Fannie Mae and Freddie Mac announced earlier this week updates to their policies to address possible interest rate increases on previously modified loans, hoping to prevent distressed borrowers from re-defaulting.
Servicers are now required to evaluate mortgage loans backed by the two GSEs and actively reach out to borrowers to offer a streamlined loan modification if the mortgage loan was previously modified to include a step-rate feature (which allows for a gradual rate increase in the first few years) and if the mortgage rate becomes 60 days delinquent in the first 12 months following a rate increase.
Servicers are required to comply with the updates for loans evaluated on or after July 1, 2015, though they are encouraged to begin complying as soon as possible.

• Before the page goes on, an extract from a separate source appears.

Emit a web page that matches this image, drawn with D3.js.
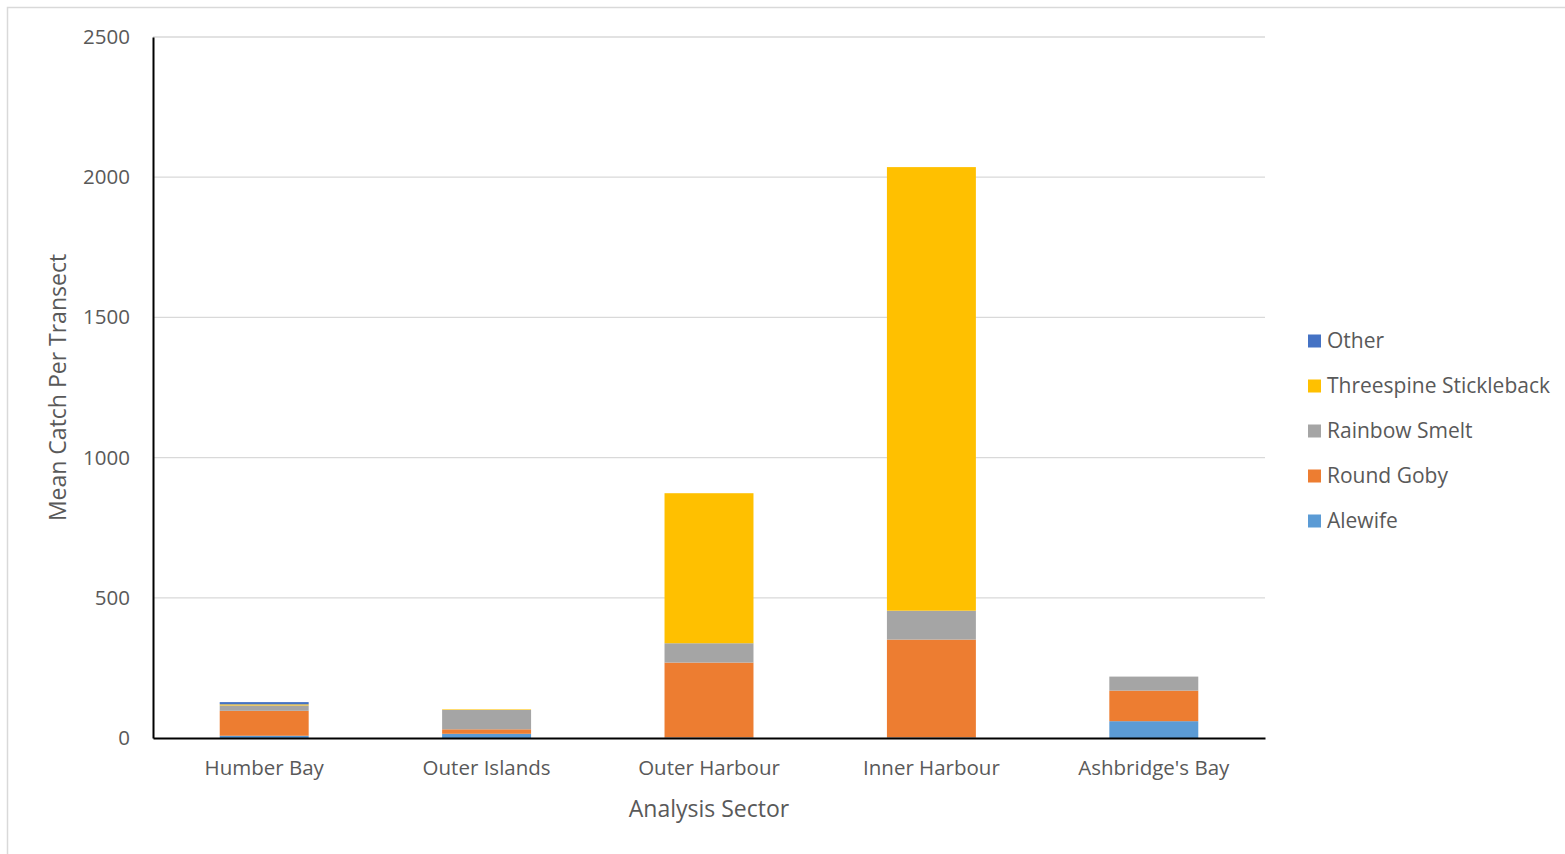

The servicer must send the borrower at least one solicitation informing them of the streamlined modification process no later than 15 days after the eligibility evaluation, should the servicer determine that a borrower is eligible for a modification.
The updates to the servicing requirements also removed the requirement that a servicer must immediately pursue a short sale, a mortgage release, or foreclosure proceedings against a borrower should the loan become 60 or more days delinquent within 12 months after the effective date of the loan modification.
The GSEs have made the updates to their servicing programs in order to assist the borrowers who originally modified their mortgage loans through Treasury's Home Affordable Modification Program (HAMP) in 2010 whose five-year modifications are due to reset this year. The streamlined loan modification option is in place to prevent those HAMP borrowers who may not be able to absorb the higher payments that come with interest rate increases when their modifications reset from defaulting – or in some cases, re-defaulting. About 511,000 HAMP modifications with a 2010 vintage are due to reset in 2015; according to Treasury, about 41 percent of those were 90 or more days delinquent 42 months after the modification became permanent. Treasury also has programs in place to help borrowers handle the rate increases, or "step-ups," and avoid re-defaulting.
Only a small percentage of borrowers who default or re-default on HAMP modifications actually go to foreclosure, according to Mark McArdle, Chief Homeownership Preservation Officer at Treasury. Most are able to work out a solution to avoid foreclosure.